**Exercise directions**
Tally the lines in the data that follows that include the word "this", and report nothing but the total.

——————————

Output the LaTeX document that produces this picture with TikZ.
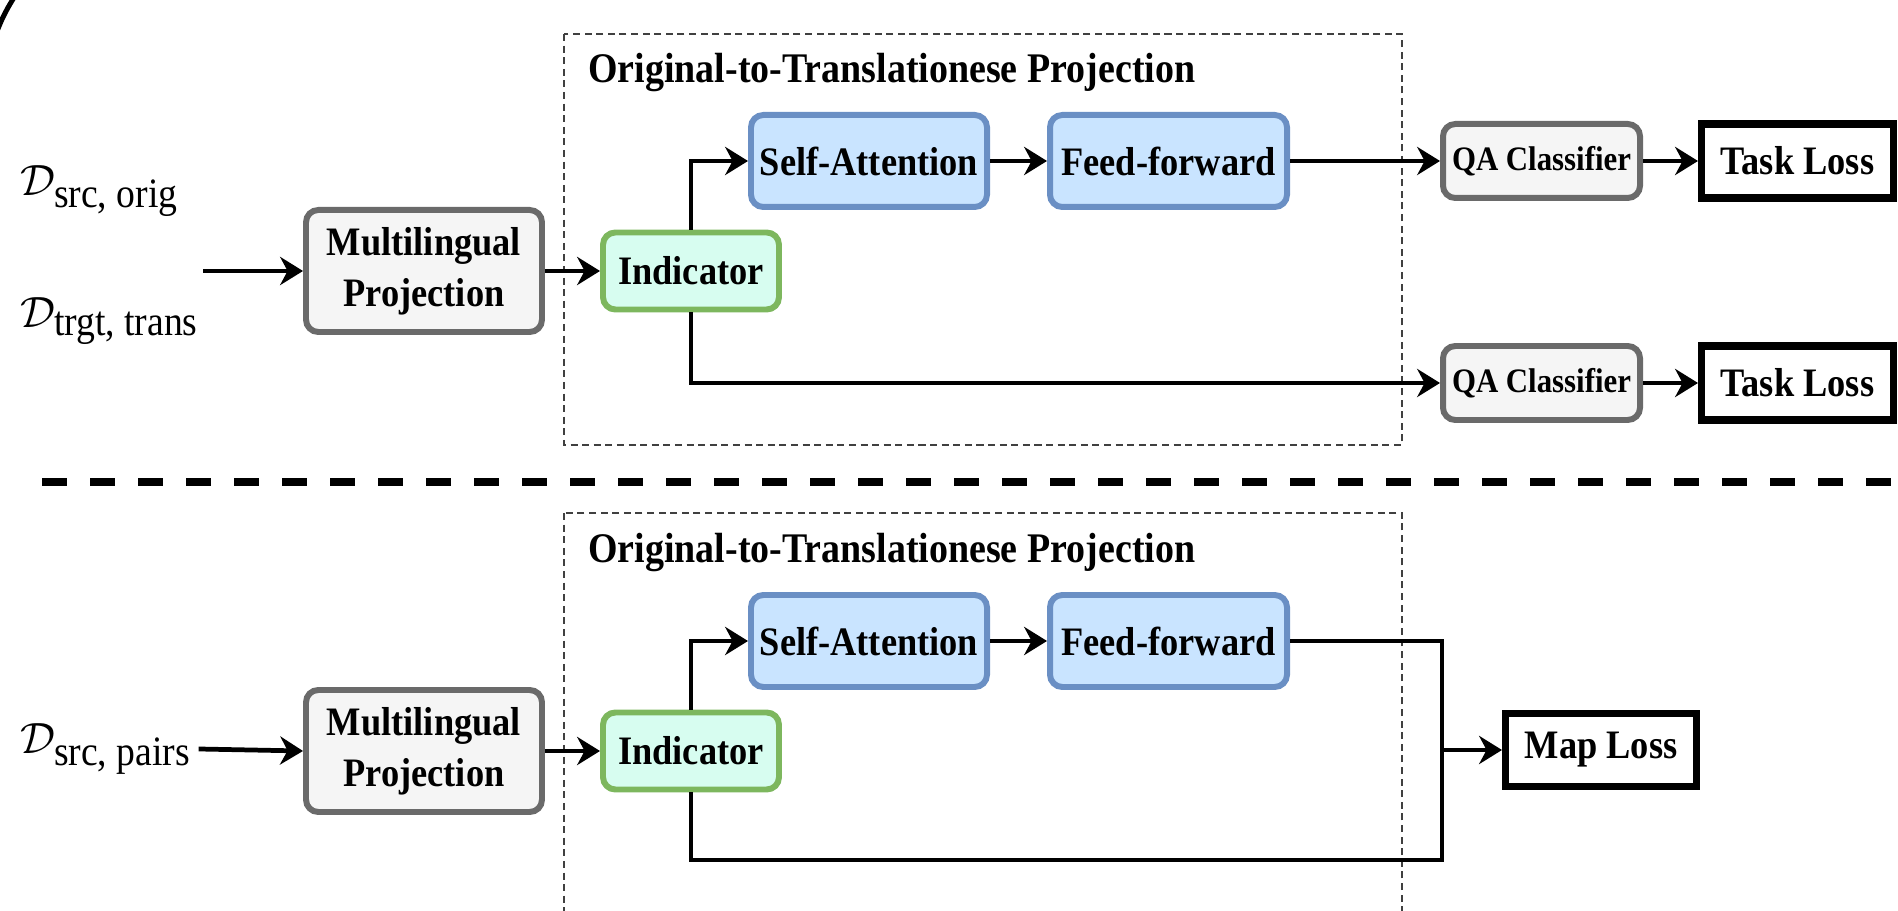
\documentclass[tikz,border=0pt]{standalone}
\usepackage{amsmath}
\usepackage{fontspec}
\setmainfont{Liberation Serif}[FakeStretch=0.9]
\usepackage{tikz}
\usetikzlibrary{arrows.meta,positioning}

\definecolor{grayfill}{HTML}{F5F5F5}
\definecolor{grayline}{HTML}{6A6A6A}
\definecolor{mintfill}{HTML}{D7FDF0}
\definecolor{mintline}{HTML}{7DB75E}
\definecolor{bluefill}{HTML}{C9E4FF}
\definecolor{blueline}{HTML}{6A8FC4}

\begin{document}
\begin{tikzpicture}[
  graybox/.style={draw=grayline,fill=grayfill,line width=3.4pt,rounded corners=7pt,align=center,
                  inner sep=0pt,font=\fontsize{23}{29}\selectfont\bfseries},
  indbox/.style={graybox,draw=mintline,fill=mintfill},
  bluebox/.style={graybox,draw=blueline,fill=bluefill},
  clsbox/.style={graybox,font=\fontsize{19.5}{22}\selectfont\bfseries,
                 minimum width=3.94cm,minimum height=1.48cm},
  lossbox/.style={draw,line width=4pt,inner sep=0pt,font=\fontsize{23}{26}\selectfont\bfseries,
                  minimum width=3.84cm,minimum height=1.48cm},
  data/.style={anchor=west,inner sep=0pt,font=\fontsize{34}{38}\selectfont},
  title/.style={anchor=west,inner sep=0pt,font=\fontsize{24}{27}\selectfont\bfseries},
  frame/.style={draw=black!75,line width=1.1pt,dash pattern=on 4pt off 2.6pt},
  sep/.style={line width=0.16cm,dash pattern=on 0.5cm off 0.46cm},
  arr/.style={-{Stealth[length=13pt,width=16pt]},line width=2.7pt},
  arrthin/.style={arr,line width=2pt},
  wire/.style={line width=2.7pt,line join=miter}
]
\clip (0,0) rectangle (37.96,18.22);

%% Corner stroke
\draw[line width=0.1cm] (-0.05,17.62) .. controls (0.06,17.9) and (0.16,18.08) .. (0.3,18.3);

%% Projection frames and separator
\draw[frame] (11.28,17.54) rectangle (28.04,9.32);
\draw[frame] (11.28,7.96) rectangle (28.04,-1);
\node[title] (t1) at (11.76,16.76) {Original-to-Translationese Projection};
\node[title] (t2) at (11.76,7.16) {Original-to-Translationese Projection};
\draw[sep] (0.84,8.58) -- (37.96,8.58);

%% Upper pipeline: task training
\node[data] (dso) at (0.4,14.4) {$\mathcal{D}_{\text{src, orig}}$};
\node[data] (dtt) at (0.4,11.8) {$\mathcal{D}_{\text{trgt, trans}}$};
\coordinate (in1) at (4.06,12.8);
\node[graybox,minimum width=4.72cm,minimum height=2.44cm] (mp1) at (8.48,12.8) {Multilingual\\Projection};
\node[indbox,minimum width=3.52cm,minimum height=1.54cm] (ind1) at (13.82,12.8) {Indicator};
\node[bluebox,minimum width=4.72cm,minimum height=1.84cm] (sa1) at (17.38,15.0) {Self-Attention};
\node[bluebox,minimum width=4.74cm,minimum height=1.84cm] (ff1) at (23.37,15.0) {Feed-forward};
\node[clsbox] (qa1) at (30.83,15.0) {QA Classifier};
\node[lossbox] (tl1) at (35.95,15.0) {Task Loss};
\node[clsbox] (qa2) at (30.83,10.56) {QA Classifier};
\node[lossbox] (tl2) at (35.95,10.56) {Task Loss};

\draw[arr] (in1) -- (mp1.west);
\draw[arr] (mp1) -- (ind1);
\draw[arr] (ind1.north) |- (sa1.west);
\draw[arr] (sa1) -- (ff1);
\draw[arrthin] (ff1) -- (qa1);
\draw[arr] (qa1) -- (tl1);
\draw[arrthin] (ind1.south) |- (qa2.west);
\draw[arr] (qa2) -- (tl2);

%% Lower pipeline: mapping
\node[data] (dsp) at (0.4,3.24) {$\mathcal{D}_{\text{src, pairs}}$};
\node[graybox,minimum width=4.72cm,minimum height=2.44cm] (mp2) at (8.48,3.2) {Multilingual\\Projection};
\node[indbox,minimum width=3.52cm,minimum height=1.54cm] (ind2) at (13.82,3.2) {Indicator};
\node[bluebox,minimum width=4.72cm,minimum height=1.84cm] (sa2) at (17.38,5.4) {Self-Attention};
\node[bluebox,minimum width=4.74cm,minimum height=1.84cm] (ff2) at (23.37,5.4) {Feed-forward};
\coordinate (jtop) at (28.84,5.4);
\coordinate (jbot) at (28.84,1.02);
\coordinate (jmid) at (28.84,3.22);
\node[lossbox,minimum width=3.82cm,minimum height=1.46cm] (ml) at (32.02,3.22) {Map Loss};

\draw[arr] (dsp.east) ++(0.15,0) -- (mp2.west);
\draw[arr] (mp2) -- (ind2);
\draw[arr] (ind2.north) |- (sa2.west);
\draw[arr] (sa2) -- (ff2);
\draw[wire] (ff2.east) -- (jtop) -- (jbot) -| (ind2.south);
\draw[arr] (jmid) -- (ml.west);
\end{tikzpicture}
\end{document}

——————————

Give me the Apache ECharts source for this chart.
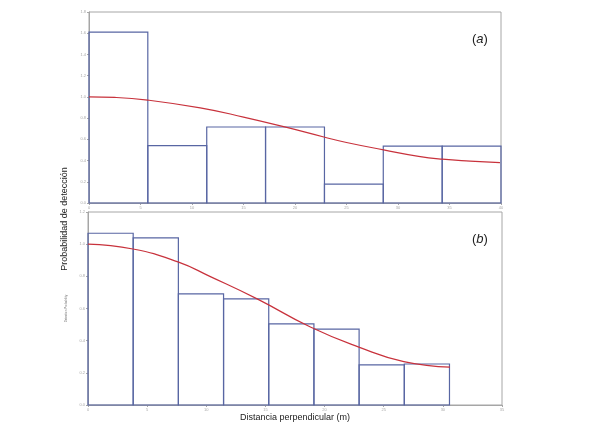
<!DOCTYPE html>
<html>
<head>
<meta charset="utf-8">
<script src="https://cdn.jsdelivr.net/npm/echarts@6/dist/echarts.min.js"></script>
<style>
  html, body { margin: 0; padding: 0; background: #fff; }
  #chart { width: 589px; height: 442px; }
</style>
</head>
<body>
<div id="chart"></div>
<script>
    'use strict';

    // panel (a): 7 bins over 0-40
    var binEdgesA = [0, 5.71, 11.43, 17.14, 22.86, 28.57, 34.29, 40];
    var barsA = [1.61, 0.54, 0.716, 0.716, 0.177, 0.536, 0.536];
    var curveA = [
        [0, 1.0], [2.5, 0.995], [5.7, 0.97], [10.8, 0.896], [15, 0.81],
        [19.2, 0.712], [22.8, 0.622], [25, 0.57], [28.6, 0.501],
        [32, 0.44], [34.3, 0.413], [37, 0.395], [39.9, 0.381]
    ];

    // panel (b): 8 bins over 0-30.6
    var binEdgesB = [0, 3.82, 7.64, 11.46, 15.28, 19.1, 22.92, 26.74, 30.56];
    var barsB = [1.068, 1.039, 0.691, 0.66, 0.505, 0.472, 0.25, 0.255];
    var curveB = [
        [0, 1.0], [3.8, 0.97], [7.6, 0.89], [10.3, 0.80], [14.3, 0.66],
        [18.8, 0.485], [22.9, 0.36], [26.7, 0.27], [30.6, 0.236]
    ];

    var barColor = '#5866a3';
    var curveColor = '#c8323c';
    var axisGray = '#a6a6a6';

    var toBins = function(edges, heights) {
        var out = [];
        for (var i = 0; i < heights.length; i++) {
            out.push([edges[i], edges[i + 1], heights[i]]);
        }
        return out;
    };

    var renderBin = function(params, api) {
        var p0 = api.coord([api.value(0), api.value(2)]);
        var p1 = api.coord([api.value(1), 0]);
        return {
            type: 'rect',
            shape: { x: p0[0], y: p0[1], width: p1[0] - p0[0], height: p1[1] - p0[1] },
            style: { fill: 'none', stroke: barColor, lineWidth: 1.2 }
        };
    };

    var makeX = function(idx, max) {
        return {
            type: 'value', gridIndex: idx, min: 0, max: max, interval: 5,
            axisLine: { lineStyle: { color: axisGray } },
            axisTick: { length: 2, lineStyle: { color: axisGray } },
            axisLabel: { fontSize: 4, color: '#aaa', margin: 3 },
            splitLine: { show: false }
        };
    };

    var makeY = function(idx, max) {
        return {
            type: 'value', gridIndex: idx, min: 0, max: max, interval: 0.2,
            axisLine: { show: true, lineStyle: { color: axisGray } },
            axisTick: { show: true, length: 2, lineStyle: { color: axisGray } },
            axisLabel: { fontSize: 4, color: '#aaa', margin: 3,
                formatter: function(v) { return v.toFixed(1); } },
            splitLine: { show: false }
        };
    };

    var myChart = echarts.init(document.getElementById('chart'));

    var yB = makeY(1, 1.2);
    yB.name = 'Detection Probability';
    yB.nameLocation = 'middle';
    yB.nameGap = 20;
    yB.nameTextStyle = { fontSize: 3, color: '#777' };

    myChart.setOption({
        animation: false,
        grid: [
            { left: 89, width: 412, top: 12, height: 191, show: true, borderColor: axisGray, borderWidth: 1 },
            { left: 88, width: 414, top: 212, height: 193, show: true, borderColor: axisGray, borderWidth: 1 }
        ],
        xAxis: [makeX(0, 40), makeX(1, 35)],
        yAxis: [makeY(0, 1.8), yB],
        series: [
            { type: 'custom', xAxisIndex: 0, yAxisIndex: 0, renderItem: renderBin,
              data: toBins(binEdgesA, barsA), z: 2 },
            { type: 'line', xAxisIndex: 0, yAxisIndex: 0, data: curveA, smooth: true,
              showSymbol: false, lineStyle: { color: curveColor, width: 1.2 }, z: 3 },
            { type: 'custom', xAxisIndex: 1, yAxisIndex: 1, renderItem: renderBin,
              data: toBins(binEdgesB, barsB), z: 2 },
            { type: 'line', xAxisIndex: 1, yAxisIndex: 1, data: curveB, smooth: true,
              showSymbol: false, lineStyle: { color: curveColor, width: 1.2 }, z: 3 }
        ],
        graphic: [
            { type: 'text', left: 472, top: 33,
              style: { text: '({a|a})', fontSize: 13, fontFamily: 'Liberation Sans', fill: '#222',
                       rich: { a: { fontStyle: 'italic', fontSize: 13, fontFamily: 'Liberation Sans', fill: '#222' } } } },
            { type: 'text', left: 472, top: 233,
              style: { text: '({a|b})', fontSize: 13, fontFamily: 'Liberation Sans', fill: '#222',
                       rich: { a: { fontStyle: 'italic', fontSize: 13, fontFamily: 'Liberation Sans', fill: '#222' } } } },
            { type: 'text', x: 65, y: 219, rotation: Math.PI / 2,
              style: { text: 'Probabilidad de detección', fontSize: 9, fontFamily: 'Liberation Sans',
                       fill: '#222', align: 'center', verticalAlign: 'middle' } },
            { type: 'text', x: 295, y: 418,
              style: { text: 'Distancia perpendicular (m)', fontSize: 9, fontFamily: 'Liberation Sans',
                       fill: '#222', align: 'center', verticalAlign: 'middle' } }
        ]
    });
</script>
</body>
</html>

——————————

**Written answer**
2